I went to a party this weekend. Someone mentioned you and I looked at the beer in my hand, chugged the last 3/4ths of it and moved on to the alcohol. I didnt think about you for the rest of the night. I didnt think about how you only talked to me when you needed something. I didnt think about how you only hung out with me when you wanted something. I didnt think about how you used me to keep him off your mind only to run back to him shortly after. He treated you worse than dirt, he ignored you when you needed him, he pretended nothing was wrong when the foundation of your world was crumbling around you. He hit you, physically harmed you, not once, but multiple times. Yet you went back to him.

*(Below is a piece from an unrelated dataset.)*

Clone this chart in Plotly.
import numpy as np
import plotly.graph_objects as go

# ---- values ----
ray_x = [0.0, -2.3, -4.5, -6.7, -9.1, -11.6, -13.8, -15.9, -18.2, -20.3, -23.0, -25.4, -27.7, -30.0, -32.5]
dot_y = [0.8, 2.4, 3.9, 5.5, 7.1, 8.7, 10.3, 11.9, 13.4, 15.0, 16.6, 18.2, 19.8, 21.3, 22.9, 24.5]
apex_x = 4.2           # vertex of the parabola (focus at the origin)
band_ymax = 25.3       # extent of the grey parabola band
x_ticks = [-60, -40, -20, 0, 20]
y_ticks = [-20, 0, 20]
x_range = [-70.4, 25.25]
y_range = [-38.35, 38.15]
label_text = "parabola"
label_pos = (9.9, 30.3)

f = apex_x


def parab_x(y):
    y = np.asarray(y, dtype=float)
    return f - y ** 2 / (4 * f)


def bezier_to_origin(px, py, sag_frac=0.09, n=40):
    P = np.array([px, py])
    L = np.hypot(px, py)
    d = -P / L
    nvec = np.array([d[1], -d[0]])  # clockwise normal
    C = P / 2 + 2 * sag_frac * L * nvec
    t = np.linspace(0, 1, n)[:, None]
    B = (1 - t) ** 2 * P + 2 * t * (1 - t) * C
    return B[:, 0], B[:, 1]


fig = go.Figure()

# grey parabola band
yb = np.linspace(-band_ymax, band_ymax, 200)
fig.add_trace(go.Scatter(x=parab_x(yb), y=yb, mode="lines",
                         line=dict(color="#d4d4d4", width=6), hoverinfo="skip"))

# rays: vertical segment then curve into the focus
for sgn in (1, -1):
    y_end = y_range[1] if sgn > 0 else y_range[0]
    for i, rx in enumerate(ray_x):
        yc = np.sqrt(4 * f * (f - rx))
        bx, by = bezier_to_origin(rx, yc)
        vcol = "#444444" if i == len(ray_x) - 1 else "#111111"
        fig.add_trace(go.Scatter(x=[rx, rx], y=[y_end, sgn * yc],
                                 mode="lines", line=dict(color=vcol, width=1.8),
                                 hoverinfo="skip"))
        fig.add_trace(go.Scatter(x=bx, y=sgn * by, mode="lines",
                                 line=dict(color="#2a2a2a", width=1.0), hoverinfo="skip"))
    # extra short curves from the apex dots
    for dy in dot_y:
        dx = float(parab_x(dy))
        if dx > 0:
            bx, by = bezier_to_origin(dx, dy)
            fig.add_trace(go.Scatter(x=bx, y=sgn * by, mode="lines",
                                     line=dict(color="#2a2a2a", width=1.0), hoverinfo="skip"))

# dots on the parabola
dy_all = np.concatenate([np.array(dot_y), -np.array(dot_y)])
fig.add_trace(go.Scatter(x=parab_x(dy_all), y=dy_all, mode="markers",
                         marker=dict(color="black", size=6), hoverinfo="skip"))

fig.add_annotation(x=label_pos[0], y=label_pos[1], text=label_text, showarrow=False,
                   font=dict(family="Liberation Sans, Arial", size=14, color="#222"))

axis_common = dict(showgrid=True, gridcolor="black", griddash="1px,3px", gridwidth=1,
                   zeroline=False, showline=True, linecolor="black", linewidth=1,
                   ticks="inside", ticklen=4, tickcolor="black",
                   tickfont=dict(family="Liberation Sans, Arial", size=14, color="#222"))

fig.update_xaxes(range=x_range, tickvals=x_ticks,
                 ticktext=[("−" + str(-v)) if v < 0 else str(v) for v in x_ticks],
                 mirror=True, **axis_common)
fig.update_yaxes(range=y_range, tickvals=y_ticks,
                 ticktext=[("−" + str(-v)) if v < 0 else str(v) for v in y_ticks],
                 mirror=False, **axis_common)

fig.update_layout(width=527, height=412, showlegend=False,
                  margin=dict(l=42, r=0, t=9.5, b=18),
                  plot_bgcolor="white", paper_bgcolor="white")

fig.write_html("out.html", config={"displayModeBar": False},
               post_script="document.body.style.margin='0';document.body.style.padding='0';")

I told you how i felt about you, you didnt care, you manipulated those feelings, the trust we established as if they meant nothing. I hope you get what you want. I hope you were right when you said he will never hit you again. I hope you get everything you could ever want in life. I honestly do... But if you don't dont come running to me about it. My back is turned, for everything we had, the memories, the laughter, the tears, the moments, they are dead to me. They are irredeemable and buried in a dormant place inside of me where i will never go again.
Though as a final thought, I do owe you a final thanks. It was through your selfishness, your awareness of only yourself, and your manipulative ways that i have learned. learned to care only for myself. To put everyone behind me and to march on. And when you realize you need me and how good i was, I wont need you in my life because my future is so bright.